(Entries from a dataset)
····················

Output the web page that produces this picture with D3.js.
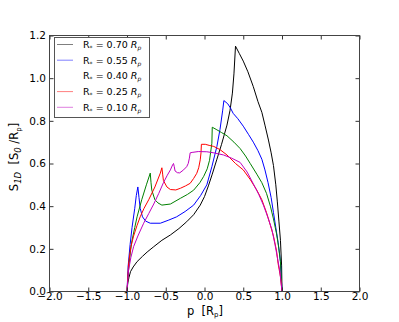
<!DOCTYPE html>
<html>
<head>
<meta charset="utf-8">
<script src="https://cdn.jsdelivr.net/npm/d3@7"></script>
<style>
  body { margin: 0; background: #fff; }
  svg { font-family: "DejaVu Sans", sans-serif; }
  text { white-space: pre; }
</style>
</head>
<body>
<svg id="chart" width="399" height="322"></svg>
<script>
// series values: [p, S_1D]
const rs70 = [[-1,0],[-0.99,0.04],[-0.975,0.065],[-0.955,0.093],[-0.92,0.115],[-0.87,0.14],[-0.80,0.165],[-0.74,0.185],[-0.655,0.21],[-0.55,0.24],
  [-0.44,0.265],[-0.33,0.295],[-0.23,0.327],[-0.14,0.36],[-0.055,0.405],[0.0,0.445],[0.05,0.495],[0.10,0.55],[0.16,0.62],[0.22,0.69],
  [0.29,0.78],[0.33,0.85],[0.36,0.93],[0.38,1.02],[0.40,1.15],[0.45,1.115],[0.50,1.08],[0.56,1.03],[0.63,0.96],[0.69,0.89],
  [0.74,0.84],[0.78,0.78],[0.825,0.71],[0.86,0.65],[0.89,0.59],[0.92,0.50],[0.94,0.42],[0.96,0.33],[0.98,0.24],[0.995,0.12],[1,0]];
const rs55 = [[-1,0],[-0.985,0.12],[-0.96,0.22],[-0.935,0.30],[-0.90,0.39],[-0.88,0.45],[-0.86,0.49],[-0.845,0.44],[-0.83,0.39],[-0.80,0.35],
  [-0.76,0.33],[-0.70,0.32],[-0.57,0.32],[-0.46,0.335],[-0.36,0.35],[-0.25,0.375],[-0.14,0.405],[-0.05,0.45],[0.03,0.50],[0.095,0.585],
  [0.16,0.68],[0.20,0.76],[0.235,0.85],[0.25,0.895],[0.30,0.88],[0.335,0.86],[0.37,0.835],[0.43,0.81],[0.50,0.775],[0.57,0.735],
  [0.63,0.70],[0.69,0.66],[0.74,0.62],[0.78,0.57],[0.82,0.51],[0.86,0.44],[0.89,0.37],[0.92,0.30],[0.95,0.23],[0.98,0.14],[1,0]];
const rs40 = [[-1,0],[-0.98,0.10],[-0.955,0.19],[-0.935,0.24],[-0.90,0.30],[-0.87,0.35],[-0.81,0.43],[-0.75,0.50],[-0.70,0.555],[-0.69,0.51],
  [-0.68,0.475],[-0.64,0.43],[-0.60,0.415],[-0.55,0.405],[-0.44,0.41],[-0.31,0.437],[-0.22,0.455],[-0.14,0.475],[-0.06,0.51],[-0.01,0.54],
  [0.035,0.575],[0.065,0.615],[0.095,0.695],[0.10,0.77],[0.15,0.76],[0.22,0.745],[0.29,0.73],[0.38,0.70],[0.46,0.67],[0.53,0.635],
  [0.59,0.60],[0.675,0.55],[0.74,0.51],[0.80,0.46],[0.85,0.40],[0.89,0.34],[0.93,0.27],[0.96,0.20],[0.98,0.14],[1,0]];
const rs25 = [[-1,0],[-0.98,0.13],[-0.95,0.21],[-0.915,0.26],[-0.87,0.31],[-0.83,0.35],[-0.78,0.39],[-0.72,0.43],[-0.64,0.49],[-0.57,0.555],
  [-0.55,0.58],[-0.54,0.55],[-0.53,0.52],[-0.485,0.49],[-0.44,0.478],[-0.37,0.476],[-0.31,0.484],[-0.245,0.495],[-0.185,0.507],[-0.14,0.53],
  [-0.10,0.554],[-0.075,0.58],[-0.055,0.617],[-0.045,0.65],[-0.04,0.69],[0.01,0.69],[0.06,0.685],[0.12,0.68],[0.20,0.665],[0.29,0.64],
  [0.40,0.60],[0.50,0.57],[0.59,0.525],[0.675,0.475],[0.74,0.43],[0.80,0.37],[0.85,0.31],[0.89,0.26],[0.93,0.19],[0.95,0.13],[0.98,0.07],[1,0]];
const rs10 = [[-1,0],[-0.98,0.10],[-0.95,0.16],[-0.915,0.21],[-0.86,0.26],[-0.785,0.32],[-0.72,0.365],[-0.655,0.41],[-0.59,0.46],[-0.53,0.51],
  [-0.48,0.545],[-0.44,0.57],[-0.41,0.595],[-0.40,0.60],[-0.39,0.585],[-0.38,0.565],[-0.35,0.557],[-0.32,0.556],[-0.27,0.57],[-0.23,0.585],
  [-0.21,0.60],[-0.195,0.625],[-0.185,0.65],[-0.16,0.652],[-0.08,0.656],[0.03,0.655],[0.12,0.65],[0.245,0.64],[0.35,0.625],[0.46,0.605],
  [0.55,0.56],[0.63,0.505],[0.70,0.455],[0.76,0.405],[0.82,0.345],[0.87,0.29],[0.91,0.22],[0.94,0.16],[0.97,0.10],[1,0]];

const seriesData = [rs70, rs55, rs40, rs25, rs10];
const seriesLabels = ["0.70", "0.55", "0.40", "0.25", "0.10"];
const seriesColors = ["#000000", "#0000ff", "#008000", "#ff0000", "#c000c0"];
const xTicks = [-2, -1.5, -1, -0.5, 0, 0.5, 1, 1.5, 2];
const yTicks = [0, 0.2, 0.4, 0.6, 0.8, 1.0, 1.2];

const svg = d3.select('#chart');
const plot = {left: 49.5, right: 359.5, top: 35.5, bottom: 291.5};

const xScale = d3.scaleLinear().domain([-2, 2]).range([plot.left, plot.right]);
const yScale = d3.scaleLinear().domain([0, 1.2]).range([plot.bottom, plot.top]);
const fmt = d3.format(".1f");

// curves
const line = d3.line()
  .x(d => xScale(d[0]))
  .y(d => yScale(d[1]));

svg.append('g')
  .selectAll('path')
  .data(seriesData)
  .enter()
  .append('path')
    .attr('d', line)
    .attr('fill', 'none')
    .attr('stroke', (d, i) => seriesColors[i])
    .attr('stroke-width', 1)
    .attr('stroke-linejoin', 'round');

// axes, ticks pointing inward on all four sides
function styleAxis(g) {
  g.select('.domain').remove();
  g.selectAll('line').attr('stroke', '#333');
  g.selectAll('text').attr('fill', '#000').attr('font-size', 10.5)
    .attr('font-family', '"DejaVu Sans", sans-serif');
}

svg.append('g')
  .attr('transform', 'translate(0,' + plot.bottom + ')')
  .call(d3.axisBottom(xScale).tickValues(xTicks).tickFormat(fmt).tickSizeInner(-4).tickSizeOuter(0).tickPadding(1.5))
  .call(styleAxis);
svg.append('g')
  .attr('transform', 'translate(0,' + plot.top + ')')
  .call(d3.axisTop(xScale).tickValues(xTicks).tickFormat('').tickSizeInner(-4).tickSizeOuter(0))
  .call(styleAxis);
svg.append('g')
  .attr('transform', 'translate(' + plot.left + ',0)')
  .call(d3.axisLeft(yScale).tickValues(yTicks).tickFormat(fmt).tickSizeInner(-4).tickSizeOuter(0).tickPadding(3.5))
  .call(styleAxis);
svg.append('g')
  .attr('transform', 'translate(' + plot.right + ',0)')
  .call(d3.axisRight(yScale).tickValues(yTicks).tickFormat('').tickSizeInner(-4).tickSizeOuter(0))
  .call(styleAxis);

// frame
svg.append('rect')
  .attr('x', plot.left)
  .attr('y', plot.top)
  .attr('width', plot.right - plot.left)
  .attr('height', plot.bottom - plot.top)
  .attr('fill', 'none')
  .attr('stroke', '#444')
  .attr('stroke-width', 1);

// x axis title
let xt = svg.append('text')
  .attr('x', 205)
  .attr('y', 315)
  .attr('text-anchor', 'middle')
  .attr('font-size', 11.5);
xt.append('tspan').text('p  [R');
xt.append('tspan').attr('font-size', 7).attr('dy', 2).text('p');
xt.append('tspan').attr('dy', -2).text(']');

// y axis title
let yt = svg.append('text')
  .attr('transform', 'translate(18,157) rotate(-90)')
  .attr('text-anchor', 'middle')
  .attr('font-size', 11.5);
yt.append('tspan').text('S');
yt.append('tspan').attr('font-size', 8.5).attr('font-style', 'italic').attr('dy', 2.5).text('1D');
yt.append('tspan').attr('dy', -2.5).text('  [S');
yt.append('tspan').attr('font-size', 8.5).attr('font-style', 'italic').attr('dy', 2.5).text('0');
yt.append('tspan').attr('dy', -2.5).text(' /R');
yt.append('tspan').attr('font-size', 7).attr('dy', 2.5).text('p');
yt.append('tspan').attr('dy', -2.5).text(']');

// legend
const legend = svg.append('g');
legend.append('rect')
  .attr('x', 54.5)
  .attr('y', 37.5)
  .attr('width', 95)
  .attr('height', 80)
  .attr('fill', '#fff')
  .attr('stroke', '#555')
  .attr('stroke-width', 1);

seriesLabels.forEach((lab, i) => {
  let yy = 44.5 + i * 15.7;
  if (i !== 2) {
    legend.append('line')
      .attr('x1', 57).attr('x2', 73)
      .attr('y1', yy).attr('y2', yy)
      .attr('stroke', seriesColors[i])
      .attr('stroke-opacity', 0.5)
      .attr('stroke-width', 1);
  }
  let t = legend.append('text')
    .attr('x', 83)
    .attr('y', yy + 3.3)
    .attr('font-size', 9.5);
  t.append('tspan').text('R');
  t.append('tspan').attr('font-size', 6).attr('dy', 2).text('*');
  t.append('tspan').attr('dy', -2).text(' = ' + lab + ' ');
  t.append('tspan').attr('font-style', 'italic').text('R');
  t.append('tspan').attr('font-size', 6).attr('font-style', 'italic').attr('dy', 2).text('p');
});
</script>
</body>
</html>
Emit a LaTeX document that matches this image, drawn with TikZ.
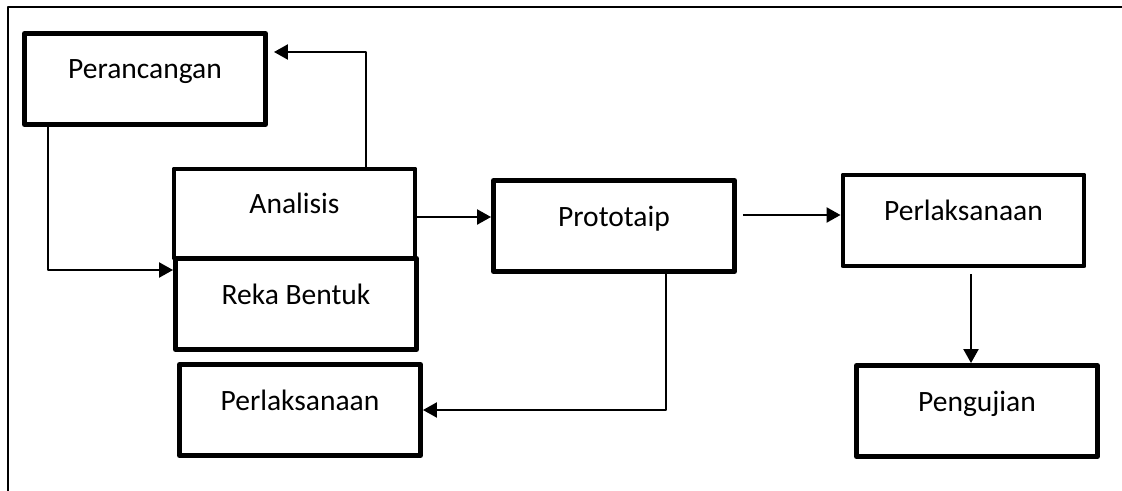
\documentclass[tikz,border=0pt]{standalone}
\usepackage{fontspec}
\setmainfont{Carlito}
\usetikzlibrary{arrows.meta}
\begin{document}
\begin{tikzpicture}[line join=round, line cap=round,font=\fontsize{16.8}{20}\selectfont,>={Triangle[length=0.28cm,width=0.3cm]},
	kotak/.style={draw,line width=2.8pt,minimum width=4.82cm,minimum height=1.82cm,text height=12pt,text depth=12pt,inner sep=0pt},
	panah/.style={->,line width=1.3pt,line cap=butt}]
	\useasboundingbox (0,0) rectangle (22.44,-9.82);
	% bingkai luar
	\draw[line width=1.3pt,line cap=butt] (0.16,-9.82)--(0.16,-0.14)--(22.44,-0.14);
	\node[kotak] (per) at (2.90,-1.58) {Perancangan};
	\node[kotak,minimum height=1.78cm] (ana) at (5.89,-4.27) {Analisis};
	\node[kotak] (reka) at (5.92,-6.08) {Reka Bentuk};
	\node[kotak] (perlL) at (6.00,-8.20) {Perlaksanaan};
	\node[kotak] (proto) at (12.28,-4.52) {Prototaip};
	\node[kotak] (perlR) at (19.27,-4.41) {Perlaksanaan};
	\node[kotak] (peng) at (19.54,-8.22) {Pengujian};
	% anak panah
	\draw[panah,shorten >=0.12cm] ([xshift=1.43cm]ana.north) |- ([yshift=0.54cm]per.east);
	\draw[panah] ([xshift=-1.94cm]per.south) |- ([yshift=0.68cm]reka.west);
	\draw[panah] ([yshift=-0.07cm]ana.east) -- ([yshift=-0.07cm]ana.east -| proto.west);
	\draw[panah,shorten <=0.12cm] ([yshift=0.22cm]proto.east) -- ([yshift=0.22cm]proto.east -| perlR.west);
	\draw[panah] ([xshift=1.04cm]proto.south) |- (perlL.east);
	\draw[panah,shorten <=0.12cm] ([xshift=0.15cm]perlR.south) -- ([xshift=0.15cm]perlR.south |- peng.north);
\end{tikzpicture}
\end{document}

····················

Looking at the records above, work out how many lines include the string "with". Give the number and nothing else.

# [Exercise output]
2